In simple pseudocode, the algorithm might be expressed as this:

function ${\displaystyle solve(G)}$
    p := maximal priority in G
    if ${\displaystyle p=0}$
        return ${\displaystyle W_{0},W_{1}:=V,\{\}}$
    else
        U := nodes in G with priority p
        ${\displaystyle i:=p{\bmod {2}}}$
        ${\displaystyle A:=Attr_{i}(U)}$
        ${\displaystyle W_{0}',W_{1}':=solve(G\setminus A)}$
        if ${\displaystyle W_{1-i}'=\{\}}$
            return ${\displaystyle W_{i},W_{1-i}:=V,\{\}}$
        ${\displaystyle B:=Attr_{1-i}(W_{1-i}')}$
        ${\displaystyle W_{0}'',W_{1}'':=solve(G\setminus B)}$
        return ${\displaystyle W_{i},W_{1-i}:=W_{i}'',W_{1-i}''\cup B}$

A slight modification of the above game, and the related graph-theoretic problem, makes solving the game NP-hard.
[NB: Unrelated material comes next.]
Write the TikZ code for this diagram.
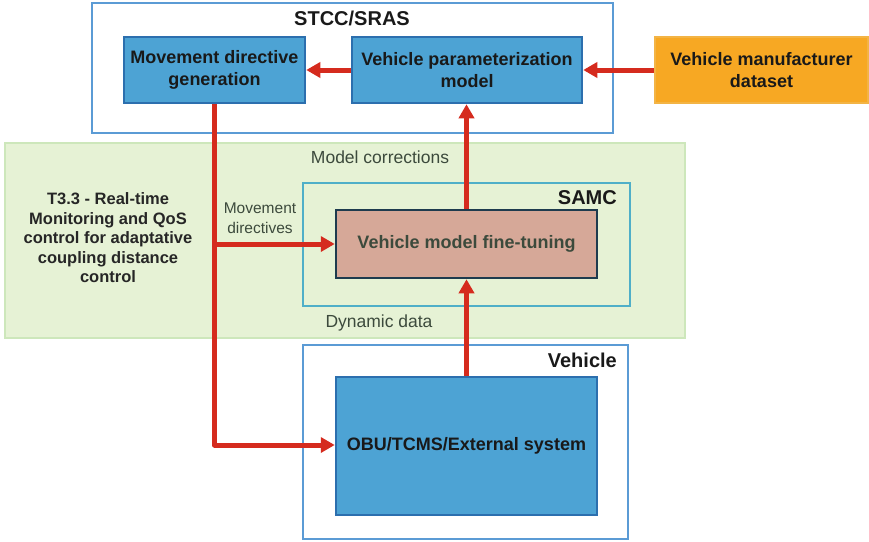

The modified game has the Rabin acceptance condition, and thus every vertex is colored by a set of colors instead of a single color. Accordingly, we say a vertex v has color j if the color j belongs to the color set of v. An infinite play is winning for player 0 if there exists i such that infinitely many vertices in the play have color 2i, yet finitely many have color 2i+1.

Note that as opposed to parity games, this game is no longer symmetric with respect to players 0 and 1.

Despite its interesting complexity theoretic status, parity game solving can be seen as the algorithmic backend to problems in automated verification and controller synthesis. The model-checking problem for the modal μ-calculus for instance is known to be equivalent to parity game solving. Also, decision problems like validity or satisfiability for modal logics can be reduced to parity game solving.